▶ _SUPPLIED RECORDS_:
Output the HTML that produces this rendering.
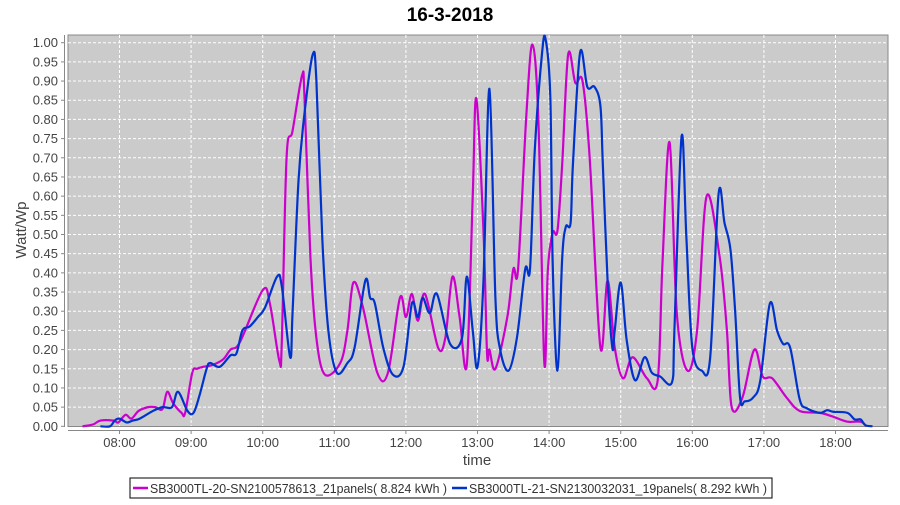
<!DOCTYPE html>
<html><head><meta charset="utf-8"><style>
body{margin:0;background:#fff;width:900px;height:500px;overflow:hidden;font-family:"Liberation Sans",sans-serif}
svg text{font-family:"Liberation Sans",sans-serif}
</style></head><body>
<svg id="chart" width="900" height="500">
<text x="450" y="21" text-anchor="middle" font-size="19" font-weight="bold" fill="#000">16-3-2018</text>
<rect x="68" y="35" width="820" height="391.5" fill="#cbcbcb" stroke="#888"/>
<g id="grid"></g>
<g id="axes"></g>
<g id="series"></g>
<text transform="translate(26,230) rotate(-90)" text-anchor="middle" font-size="15" fill="#444">Watt/Wp</text>
<text x="477" y="465" text-anchor="middle" font-size="15" fill="#444">time</text>
<g>
<rect x="130" y="478" width="642" height="20" fill="#fff" stroke="#000"/>
<g>
<line x1="133" y1="488" x2="148" y2="488" stroke="#cc00cc" stroke-width="2.5"/>
<text x="150" y="493" font-size="13" fill="#333" textLength="297" lengthAdjust="spacingAndGlyphs">SB3000TL-20-SN2100578613_21panels( 8.824 kWh )</text></g>
<g>
<line x1="452" y1="488" x2="467" y2="488" stroke="#0033cc" stroke-width="2.5"/>
<text x="469" y="493" font-size="13" fill="#333" textLength="298" lengthAdjust="spacingAndGlyphs">SB3000TL-21-SN2130032031_19panels( 8.292 kWh )</text></g>
</g>
</svg>
<script>
const xTickLabels=["08:00","09:00","10:00","11:00","12:00","13:00","14:00","15:00","16:00","17:00","18:00"];
const xTickMinutes=[480,540,600,660,720,780,840,900,960,1020,1080];
const yTicks=[0,0.05,0.1,0.15,0.2,0.25,0.3,0.35,0.4,0.45,0.5,0.55,0.6,0.65,0.7,0.75,0.8,0.85,0.9,0.95,1.0];
const magentaTimes=[449,458,464,475,479,485,490,496,504,510,516,520,525,532,535,541,545,550,558,567,573,581,600,606,614,616,620,625,633,635,640,645,652,665,671,676,684,696,705,715,720,725,730,736,747,753,759,765,771,776,779,785,788,790,795,805,810,814,821,826,831,836,839,843,847,851,856,862,868,874,883,889,895,902,910,922,931,935,941,947,956,964,972,983,989,993,1002,1012,1019,1027,1039,1050,1067,1078,1090,1101,1106];
const magentaValues=[0,0.005,0.015,0.015,0.01,0.03,0.02,0.04,0.05,0.05,0.045,0.09,0.06,0.035,0.035,0.14,0.15,0.155,0.16,0.175,0.2,0.22,0.355,0.32,0.17,0.22,0.70,0.77,0.915,0.86,0.44,0.23,0.135,0.165,0.25,0.375,0.31,0.14,0.14,0.335,0.285,0.345,0.275,0.345,0.205,0.23,0.39,0.285,0.16,0.60,0.855,0.51,0.19,0.2,0.15,0.285,0.41,0.41,0.815,0.995,0.80,0.165,0.41,0.505,0.51,0.685,0.97,0.895,0.9,0.70,0.205,0.38,0.205,0.125,0.18,0.125,0.12,0.425,0.74,0.295,0.145,0.25,0.60,0.44,0.25,0.05,0.075,0.20,0.13,0.125,0.075,0.04,0.035,0.025,0.012,0.012,0];
const blueTimes=[464,472,476,480,486,491,497,508,516,524,529,537,542,547,553,556,564,573,578,583,589,596,602,612,616,623,625,630,635,642,645,650,655,662,671,677,686,690,694,701,709,718,725,730,734,740,746,757,767,771,776,780,785,790,795,799,806,813,820,824,828,834,837,841,843,847,851,854,858,860,866,872,878,883,885,889,893,895,900,905,912,920,926,933,943,945,951,955,960,968,975,982,987,992,996,1000,1004,1011,1017,1025,1031,1036,1042,1050,1056,1067,1073,1078,1090,1096,1101,1105,1111];
const blueValues=[0,0,0.015,0.02,0.01,0.015,0.02,0.04,0.05,0.05,0.09,0.04,0.035,0.08,0.15,0.165,0.155,0.185,0.19,0.25,0.26,0.285,0.31,0.39,0.365,0.18,0.295,0.64,0.815,0.97,0.90,0.485,0.25,0.14,0.165,0.205,0.38,0.335,0.32,0.205,0.135,0.155,0.32,0.285,0.335,0.295,0.345,0.215,0.23,0.39,0.25,0.155,0.38,0.88,0.335,0.2,0.145,0.23,0.41,0.41,0.72,0.97,1.01,0.86,0.425,0.145,0.44,0.52,0.53,0.685,0.975,0.885,0.885,0.835,0.685,0.38,0.205,0.25,0.375,0.225,0.12,0.18,0.14,0.13,0.115,0.25,0.755,0.495,0.205,0.145,0.18,0.605,0.53,0.46,0.295,0.075,0.065,0.075,0.12,0.32,0.25,0.215,0.205,0.07,0.047,0.035,0.042,0.038,0.035,0.018,0.018,0.003,0];

const NS="http://www.w3.org/2000/svg";
const X=m=>119.5+(m-480)*71.6/60;
const Y=v=>426.3-v*383.6;
function mk(tag,attrs,parent){const e=document.createElementNS(NS,tag);for(const k in attrs)e.setAttribute(k,attrs[k]);parent.appendChild(e);return e;}
const grid=document.getElementById('grid'),axes=document.getElementById('axes'),series=document.getElementById('series');
yTicks.forEach((v,i)=>{
 if(v>0){const g=mk('line',{x1:68,x2:888,y1:Y(v),y2:Y(v),stroke:'#fff','stroke-dasharray':'3,2','stroke-width':1},grid);
 
 }
 const t=mk('text',{x:58,y:Y(v)+4.5,'text-anchor':'end','font-size':13,fill:'#444'},axes);
 t.textContent=v.toFixed(2);
 
 
 mk('line',{x1:61,x2:64,y1:Y(v),y2:Y(v),stroke:'#888'},axes);
});
mk('line',{x1:64.5,x2:64.5,y1:35,y2:427,stroke:'#888'},axes);
mk('line',{x1:68,x2:888,y1:430.5,y2:430.5,stroke:'#888'},axes);
xTickMinutes.forEach((m,i)=>{
 const g=mk('line',{x1:X(m),x2:X(m),y1:35,y2:426,stroke:'#fff','stroke-dasharray':'3,2'},grid);
 
 
 mk('line',{x1:X(m),x2:X(m),y1:431,y2:434,stroke:'#888'},axes);
 const t=mk('text',{x:X(m),y:447,'text-anchor':'middle','font-size':13,fill:'#444'},axes);
 t.textContent=xTickLabels[i];
 
 
});
function path(ts,vs){
 const p=ts.map((t,i)=>[X(t),Y(vs[i])]);
 let d='M'+p[0][0]+','+p[0][1];
 for(let i=0;i<p.length-1;i++){
  const p0=p[Math.max(0,i-1)],p1=p[i],p2=p[i+1],p3=p[Math.min(p.length-1,i+2)];
  const c1=[p1[0]+(p2[0]-p0[0])/6,p1[1]+(p2[1]-p0[1])/6];
  const c2=[p2[0]-(p3[0]-p1[0])/6,p2[1]-(p3[1]-p1[1])/6];
  d+=`C${c1[0]},${c1[1]} ${c2[0]},${c2[1]} ${p2[0]},${p2[1]}`;
 }
 return d;
}
const pm=mk('path',{d:path(magentaTimes,magentaValues),fill:'none',stroke:'#cc00cc','stroke-width':2.2,'stroke-linejoin':'round'},series);


const pb=mk('path',{d:path(blueTimes,blueValues),fill:'none',stroke:'#0033cc','stroke-width':2.2,'stroke-linejoin':'round'},series);


</script>
</body></html>
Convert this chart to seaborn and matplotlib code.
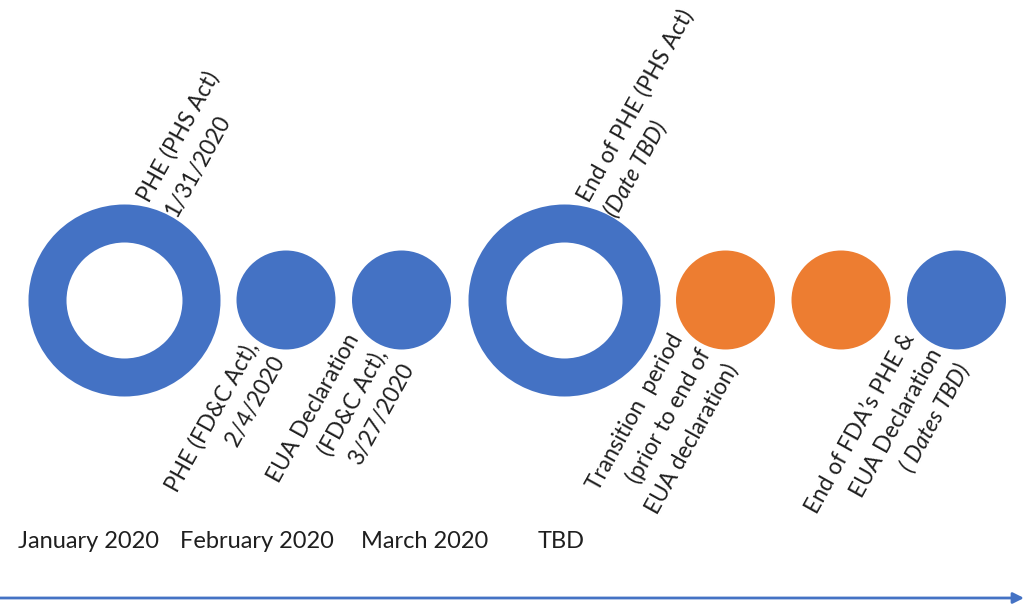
import numpy as np
import pandas as pd
import matplotlib.pyplot as plt
import seaborn as sns

# Timeline data
event_lines = [
    ["PHE (PHS Act)", "1/31/2020"],
    ["PHE (FD&C Act),", "2/4/2020"],
    ["EUA Declaration", "(FD&C Act),", "3/27/2020"],
    ["End of PHE (PHS Act)", "(Date TBD)"],
    ["Transition  period", "(prior to end of", "EUA declaration)"],
    [],
    ["End of FDA\u2019s PHE &", "EUA Declaration", "( Dates TBD)"],
]
event_kind = ["ring", "dot", "dot", "ring", "dot", "dot", "dot"]
event_phase = ["PHE", "PHE", "PHE", "PHE", "Transition", "Transition", "PHE"]
label_side = ["above", "below", "below", "above", "below", None, "below"]
italic_lines = ["(Date TBD)", "( Dates TBD)"]
month_labels = ["January 2020", "February 2020", "March 2020", "TBD"]

# Styling / layout
blue = "#4472C4"
orange = "#ED7D31"
text_color = "#1f1f1f"
month_x = [88, 257, 425, 561]
radius = {"ring": 96, "dot": 49.5}
gap = 16.5
px2pt = 0.72  # figure at 100 dpi

sns.set_theme(style="white")
plt.rcParams["font.family"] = ["Lato", "DejaVu Sans"]

# Centres of the circles, packed left to right
xs = []
edge = 28
for k in event_kind:
    xs.append(edge + radius[k])
    edge += 2 * radius[k] + gap

df = pd.DataFrame({"x": xs, "y": 300, "kind": event_kind, "phase": event_phase})

fig = plt.figure(figsize=(10.26, 6.06), dpi=100)
ax = fig.add_axes([0, 0, 1, 1])

dots = df[df["kind"] == "dot"]
sns.scatterplot(data=dots, x="x", y="y", hue="phase",
                palette={"PHE": blue, "Transition": orange},
                s=(2 * radius["dot"] * px2pt) ** 2, linewidth=0,
                legend=False, clip_on=False, ax=ax)

rings = df[df["kind"] == "ring"]
ring_w = 38
sns.scatterplot(data=rings, x="x", y="y",
                s=((2 * radius["ring"] - ring_w) * px2pt) ** 2,
                facecolor="white", edgecolor=blue, linewidth=ring_w * px2pt,
                legend=False, clip_on=False, ax=ax)

# Rotated event labels, one text per line
angle = 61
th = np.deg2rad(angle)
perp = np.array([np.sin(th), np.cos(th)])
line_gap = 31
for cx, side, lines in zip(xs, label_side, event_lines):
    if side is None:
        continue
    n = len(lines)
    if side == "above":
        center = np.array([cx + 33, 208])
        ha = "left"
    else:
        center = np.array([cx - 20, 350])
        ha = "right"
    for i, line in enumerate(lines):
        p = center + (i - (n - 1) / 2) * line_gap * perp
        ax.text(p[0], p[1], line, rotation=angle, rotation_mode="anchor",
                ha=ha, va="center", fontsize=16.3, color=text_color,
                style="italic" if line in italic_lines else "normal")

# Month labels
for mx, m in zip(month_x, month_labels):
    ax.text(mx, 541, m, ha="center", va="center", fontsize=17, color=text_color)

# Arrow along the bottom
ax.annotate("", xy=(1024, 598), xytext=(0, 598),
            arrowprops=dict(arrowstyle="-|>", color=blue, lw=2,
                            mutation_scale=16, shrinkA=0, shrinkB=0))

ax.set_xlim(0, 1026)
ax.set_ylim(606, 0)
ax.axis("off")

fig.savefig("out.png", dpi=100, facecolor="white")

▶ _STATED GOAL_: Quote only the lines running from the line with "Convert this chart" to the line with "import seaborn as sns", ends included, exactly as they appear and without the pictures.

▶ _CORRECT OUTPUT_:
Convert this chart to seaborn and matplotlib code.
import numpy as np
import pandas as pd
import matplotlib.pyplot as plt
import seaborn as sns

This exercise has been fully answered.